A) Participant d-prime scores by condition, as summarized by violin plots and Tukey box plots. B) Participant mean response times by condition, as summarized by violin plots and Tukey box plots. C) As B, except benchmarking response times against the 25 ms conditions.
Fig 7
Fig 7. Decay kernels employed in Experiment 3.
The temporal duration of the buffer corresponds to the buffer’s informational capacity (15 tones) multiplied by the tone duration.
Fig 8
Fig 8. Modeling participant data in Experiment 3.
Participant data (mean response times) are plotted as white circles, whereas different model configurations (mean simulated response times) are plotted as solid bars. Error bars denote 95% confidence intervals computed using the central limit theorem. A) Progressively adding exponential weight decay and retrieval noise to the original PPM model. B) Progressively adding longer buffers to the PPM-Decay model.
Fig 9
Fig 9. Schematic figure of accumulating observations within a memory buffer.
Weights for the n-gram “AB” are displayed as a function of time, assuming an itemwise buffer capacity (nb) of 5, a buffer weight (w0) of 1.5, an initial post-buffer weight (w1) of 1, a half life (t0.5) of 1 second, and an asymptotic post-buffer weight (w) of 0.
Fig 10
Fig 10. Illustrative weight decay profile.
This figure plots the weight of an n-gram of length one as a function of relative observer position, assuming that new symbols continue to be presented every 0.05 seconds. Model parameters are set to tb = 2, nb = 15, w0 = 1.0, t0.5 = 3.5, w1 = 0.6, and w = 0, as optimized in Experiment 3.
Fig 11
Fig 11. Illustration of the interpolated smoothing mechanism.

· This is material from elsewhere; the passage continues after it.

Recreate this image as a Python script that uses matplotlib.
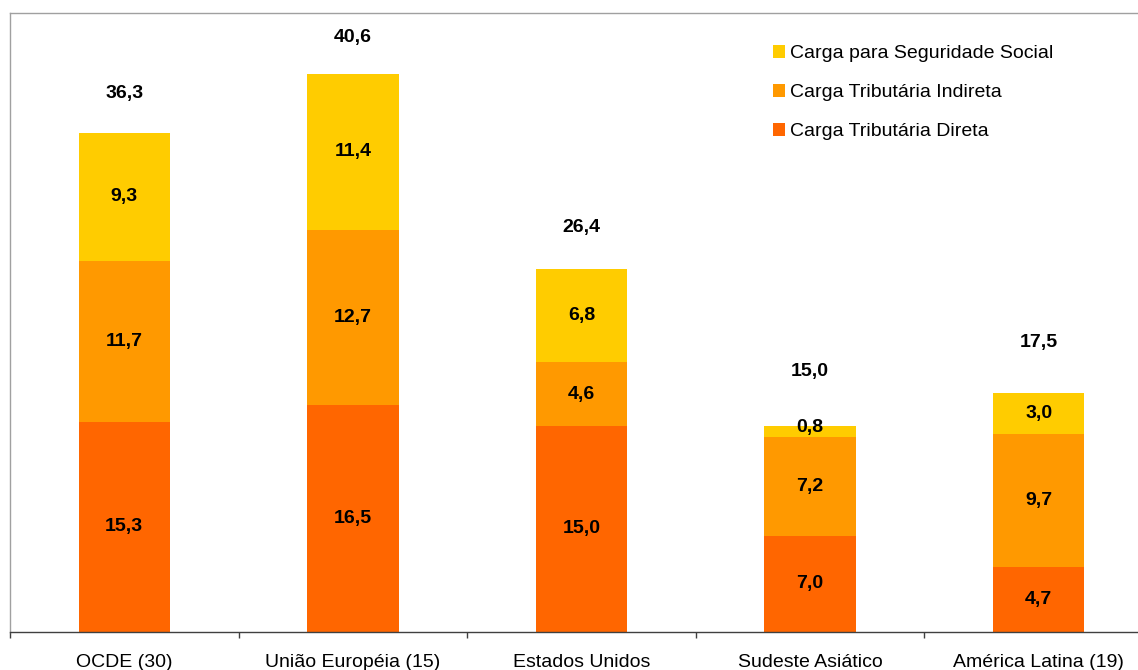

This smoothing mechanism blends together maximum-likelihood n-gram models of different orders. Here the Markov order bound is two, the predictive context is “abracadabra”, and the task is to predict the next symbol. Columns are identified by Markov order; rows are organized into weight distributions, maximum-likelihood distributions, and interpolated distributions. Maximum-likelihood distributions are created by normalizing the corresponding weight distributions. Interpolated distributions are created by recursively combining the current maximum-likelihood distribution with the next-lowest-order interpolated distribution. The labelled arrows give the weight of each distribution, as computed using escape method “A”. The “Order = −1” column identifies the termination of the interpolated smoothing, and does not literally mean a Markov order of −1.